Line-up: Vocalist Rahul Guha Roy, guitarist Sukanti Roy, bassist John Bose and drummer Ritoban Das.

Genre: Alternative rock with shades of everything from hip-hop to Afro-Cuban to nu-metal. “We take influences from everything. If one word fits, it’s hybrid,” says drummer Ritoban Das.

Launch Pad Log: One of the top three bands for the April finals, rock met the King of Pop for CD as it had to re-work and play its own version of Michael Jackson’s Bad. Another challenge involved coming up with a song in 10 minutes flat. “Unlike the last few seasons, this edition had more of a reality TV element…. in the sense that the top seven bands had to go stay at the House Of Rock,” says Ritoban. Judge’s verdict? CD’s performance left one permanent jury member very, very impressed. “I hadn’t expected a band of their calibre from Calcutta. They came as a big surprise. They have a fresh, original and individual sound,” said Vishal.

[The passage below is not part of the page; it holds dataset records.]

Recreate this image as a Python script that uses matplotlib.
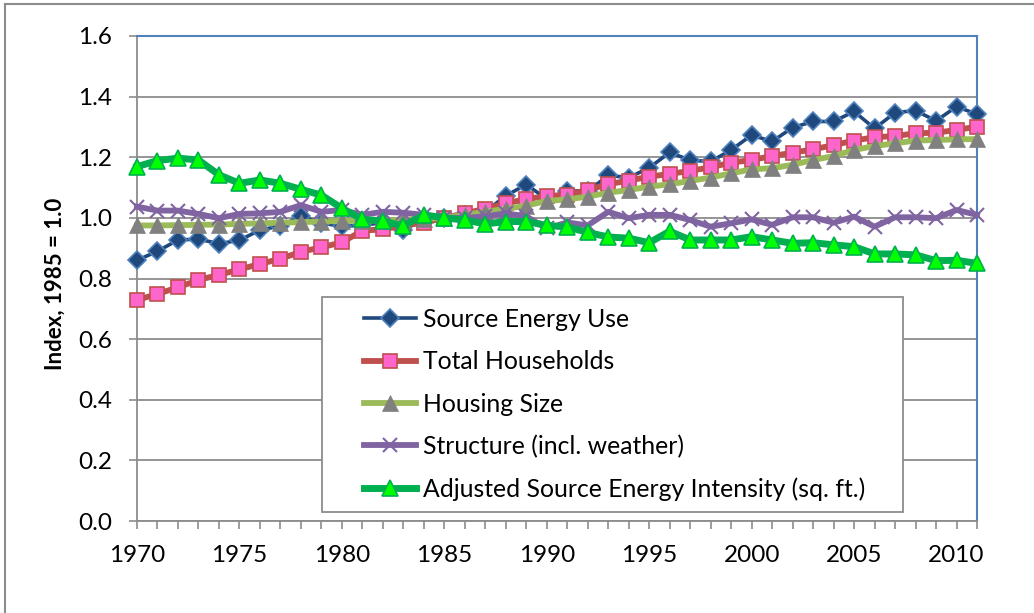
import matplotlib
matplotlib.use("Agg")
import matplotlib.pyplot as plt
from matplotlib.patches import Rectangle
from matplotlib.lines import Line2D
from matplotlib.ticker import MultipleLocator, FuncFormatter

plt.rcParams['font.family'] = ['Lato', 'DejaVu Sans']

years = list(range(1970, 2012))

source_energy = [0.860, 0.890, 0.927, 0.930, 0.915, 0.926, 0.960, 0.973, 1.006, 0.982,
                 0.973, 0.975, 0.985, 0.960, 0.995, 1.000, 1.010, 1.020, 1.073, 1.110,
                 1.062, 1.090, 1.088, 1.140, 1.133, 1.165, 1.216, 1.190, 1.186, 1.224,
                 1.273, 1.252, 1.298, 1.318, 1.318, 1.351, 1.295, 1.347, 1.354, 1.320,
                 1.367, 1.342]
households = [0.729, 0.749, 0.771, 0.795, 0.812, 0.830, 0.848, 0.865, 0.888, 0.903,
              0.919, 0.958, 0.962, 0.975, 0.984, 1.000, 1.015, 1.030, 1.048, 1.062,
              1.072, 1.076, 1.092, 1.111, 1.123, 1.136, 1.145, 1.155, 1.167, 1.182,
              1.191, 1.204, 1.215, 1.226, 1.240, 1.255, 1.266, 1.270, 1.279, 1.281,
              1.290, 1.301]
housing_size = [0.975, 0.975, 0.976, 0.977, 0.978, 0.980, 0.982, 0.984, 0.986, 0.988,
                0.990, 0.990, 0.992, 0.994, 0.997, 1.000, 1.010, 1.020, 1.030, 1.040,
                1.056, 1.061, 1.070, 1.083, 1.092, 1.103, 1.111, 1.122, 1.133, 1.147,
                1.160, 1.164, 1.175, 1.191, 1.204, 1.224, 1.237, 1.246, 1.255, 1.257,
                1.259, 1.260]
structure = [1.037, 1.024, 1.024, 1.013, 0.999, 1.013, 1.015, 1.020, 1.042, 1.020,
             1.026, 1.010, 1.020, 1.017, 1.010, 1.000, 1.000, 1.005, 1.015, 1.005,
             0.965, 0.985, 0.975, 1.020, 0.999, 1.010, 1.010, 0.993, 0.971, 0.982,
             0.995, 0.977, 1.002, 1.002, 0.984, 1.004, 0.971, 1.002, 1.002, 0.999,
             1.026, 1.010]
adjusted_intensity = [1.169, 1.189, 1.197, 1.191, 1.142, 1.114, 1.125, 1.114, 1.094, 1.075,
                      1.032, 0.995, 0.990, 0.973, 1.010, 1.000, 0.993, 0.980, 0.988, 0.988,
                      0.975, 0.970, 0.952, 0.937, 0.933, 0.918, 0.956, 0.927, 0.927, 0.927,
                      0.938, 0.927, 0.916, 0.918, 0.911, 0.905, 0.881, 0.881, 0.878, 0.859,
                      0.860, 0.850]

labels = ["Source Energy Use", "Total Households", "Housing Size",
          "Structure (incl. weather)", "Adjusted Source Energy Intensity (sq. ft.)"]

W, H = 1034, 613
fig = plt.figure(figsize=(W / 100, H / 100), dpi=100)
ax_l, ax_r, ax_t, ax_b = 137, 977, 36, 521
ax = fig.add_axes([ax_l / W, 1 - ax_b / H, (ax_r - ax_l) / W, (ax_b - ax_t) / H])

styles = [
    dict(color='#1F497D', lw=2.6, marker='D', ms=9, mfc='#1F497D', mec='#4F81BD', mew=1.2),
    dict(color='#C0504D', lw=4.2, marker='s', ms=9.5, mfc='#FF66CC', mec='#C0504D', mew=1.2),
    dict(color='#9BBB59', lw=4.2, marker='^', ms=11, mfc='#808080', mec='#808080', mew=0.5),
    dict(color='#8064A2', lw=4.2, marker='x', ms=10, mfc='#8064A2', mec='#8064A2', mew=1.5),
    dict(color='#00B050', lw=5.0, marker='^', ms=11, mfc='#00FF00', mec='#00B050', mew=1.2),
]
series = [source_energy, households, housing_size, structure, adjusted_intensity]
handles = []
for i, (vals, st, lab) in enumerate(zip(series, styles, labels)):
    h, = ax.plot(years, vals, label=lab, zorder=3 + i, clip_on=False, **st)
    handles.append(h)

ax.set_xlim(1970, 2011)
ax.set_ylim(0, 1.6)
ax.yaxis.set_major_locator(MultipleLocator(0.2))
ax.yaxis.set_major_formatter(FuncFormatter(lambda v, p: f"{v:.1f}"))
ax.xaxis.set_major_locator(MultipleLocator(1))
ax.xaxis.set_major_formatter(FuncFormatter(lambda v, p: f"{int(round(v))}" if int(round(v)) % 5 == 0 else ""))
ax.grid(axis='y', color='#8C8C8C', lw=1.3, zorder=0)
ax.set_axisbelow(True)
for s in ['left', 'bottom']:
    ax.spines[s].set_color('#8C8C8C')
    ax.spines[s].set_linewidth(1.3)
for s in ['top', 'right']:
    ax.spines[s].set_color('#4F81BD')
    ax.spines[s].set_linewidth(1.5)
ax.tick_params(axis='both', colors='#8C8C8C', labelcolor='black', labelsize=17.5,
               length=6, width=1.2, direction='out')
ax.tick_params(axis='x', pad=11)
ax.tick_params(axis='y', pad=12)
ax.set_ylabel("Index, 1985 = 1.0", fontsize=16, fontweight='bold')
ax.yaxis.set_label_coords(-0.0845, 0.488)

# legend box
bx0, bx1, by0, by1 = 322, 903, 297, 512
def ax_frac(px, py):
    return (px - ax_l) / (ax_r - ax_l), (ax_b - py) / (ax_b - ax_t)
x0, y0 = ax_frac(bx0, by1)
x1, y1 = ax_frac(bx1, by0)
rect = Rectangle((x0, y0), x1 - x0, y1 - y0, transform=ax.transAxes,
                 facecolor='white', edgecolor='#8C8C8C', lw=1.3, zorder=20)
ax.add_patch(rect)
lx, ly = ax_frac(364, 308)
leg = ax.legend(handles=handles, loc='upper left', bbox_to_anchor=(lx, ly),
                frameon=False, fontsize=17.8, handlelength=2.1, handletextpad=0.28,
                labelspacing=0.78, borderaxespad=0, borderpad=0)
leg.set_zorder(21)

# outer frame (top and left)
fig.add_artist(Line2D([5 / W, 5 / W], [0, 1 - 4 / H], transform=fig.transFigure, color='#8C8C8C', lw=1.5))
fig.add_artist(Line2D([5 / W, 1], [1 - 4 / H, 1 - 4 / H], transform=fig.transFigure, color='#8C8C8C', lw=1.5))

fig.savefig("out.png", dpi=100)
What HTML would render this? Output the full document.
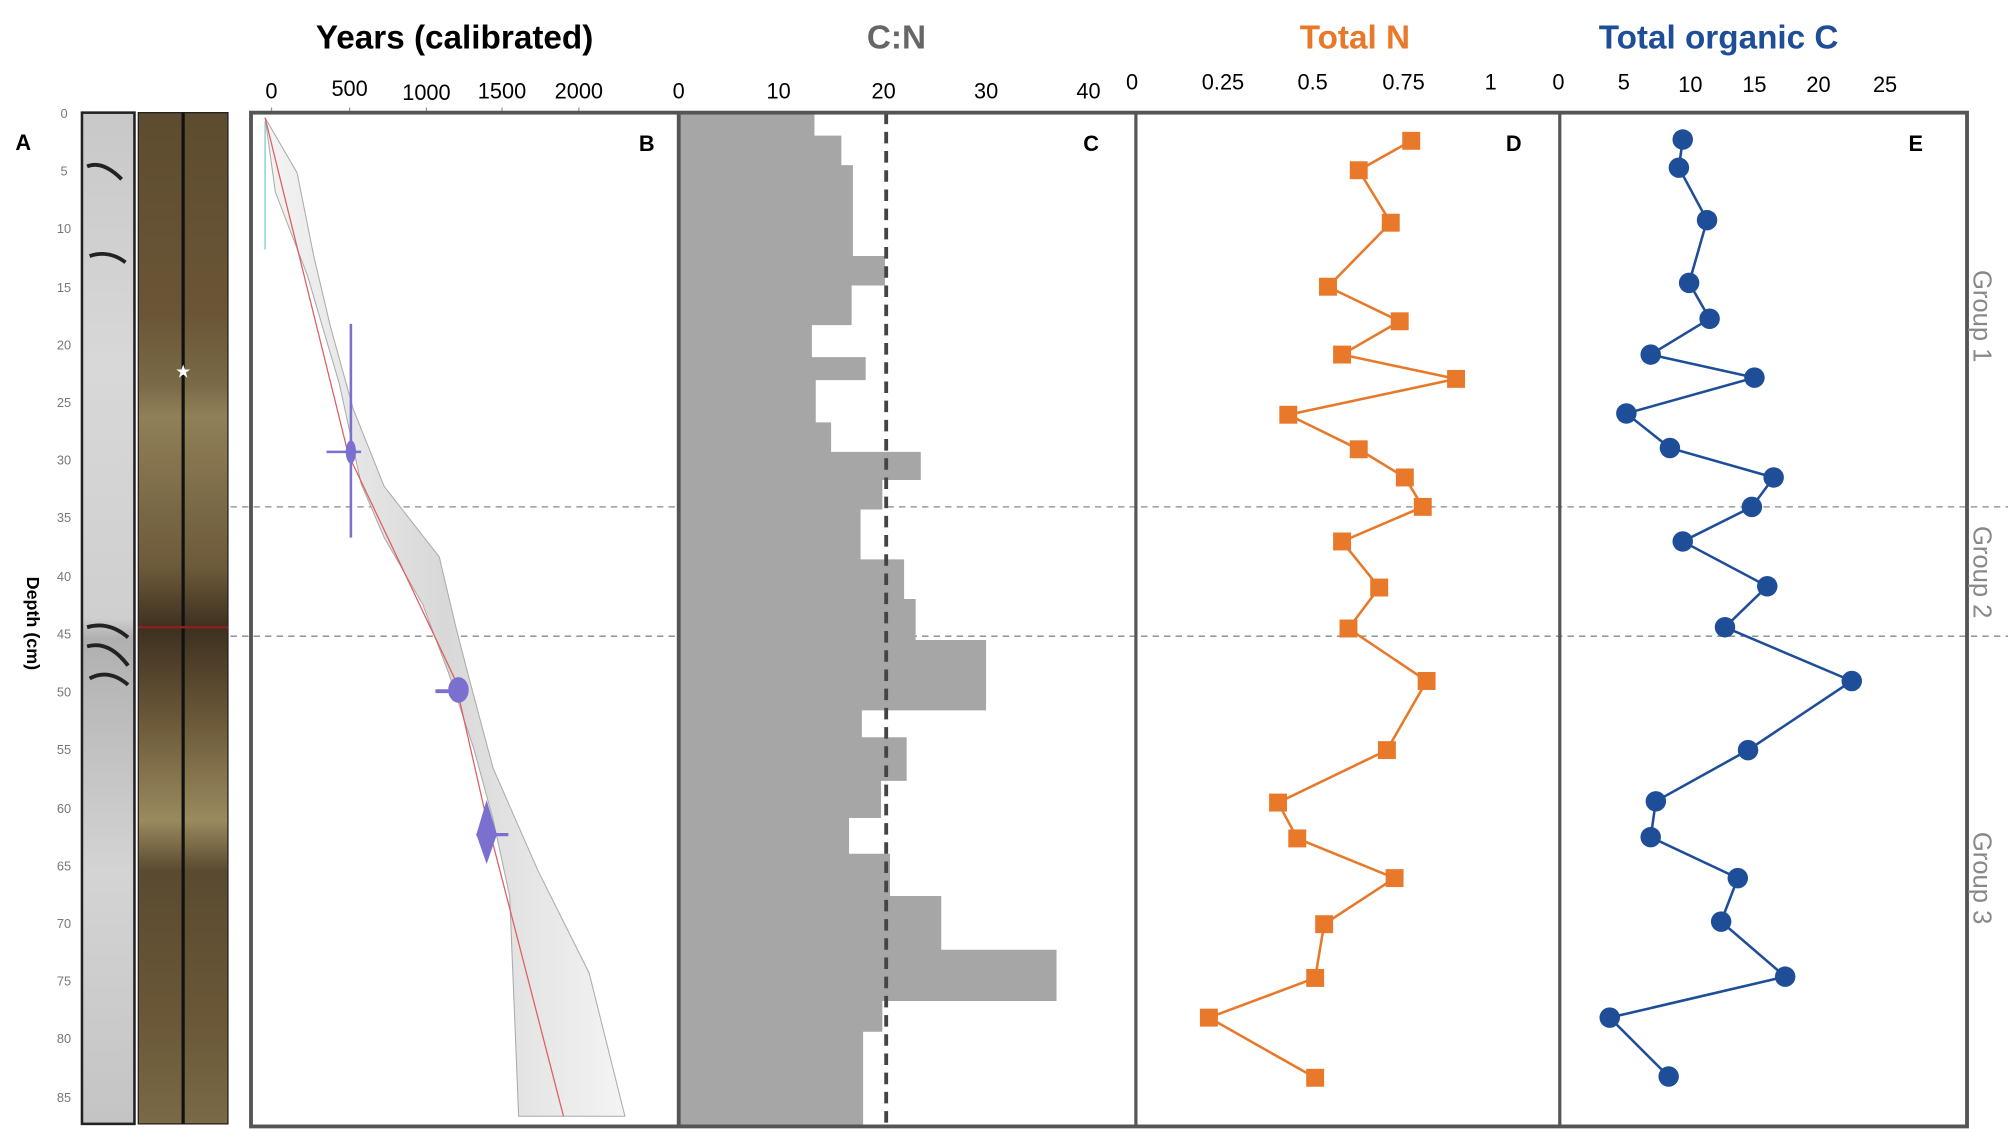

Bandspeak: The experience was enriching. “Like the task of reworking Bad. It stretches the creativity of the band. It helps reinforce what is your own sound. And for any band that’s not been together for too long, it’s a great thing,” says Ritoban.

Future tense: The band is working on its album — but when will it see the light of day? “We’ll be recording soon,” they assure t2.

The Hobos

Line-up: Vocalist Souvik Chakravarti, guitarist Arko Chatterjee, Subhajit Ghosh on the drums, bassist Devroop Mitra and Suman Bhattacharya on the keyboards.

Genre: Progressive/experimental rock.

Launch Pad Log: Ousted from the final 15. However, being included among the top 20 bands in India and being chosen to compete on national television is an honour, maintain The Hobos. Though the early exit from the show was disappointing, the band claims that it has come back stronger for it. And it was fun. “The place where we were staying, bonding with the Calcutta bands, especially Cassini’s Division, jamming with the musicians — it was very enjoyable,” smiles Devroop. Vishal, however, is not one to mince words. “They didn’t surprise me too much. I wasn’t impressed,” he said.

Bandspeak: “We weren’t as tight as we could have been and at one point the keyboard malfunctioned. That became a huge disadvantage, especially since some of our originals include Indian instruments sampled from the keyboard, like Trance of Mahakaal, which incorporates the santoor. But we gave it our best shot,” says Devroop. That’s what rock’’roll is all about!

Future tense: “We want to make great music and cut an international album,” says drummer Subhajit.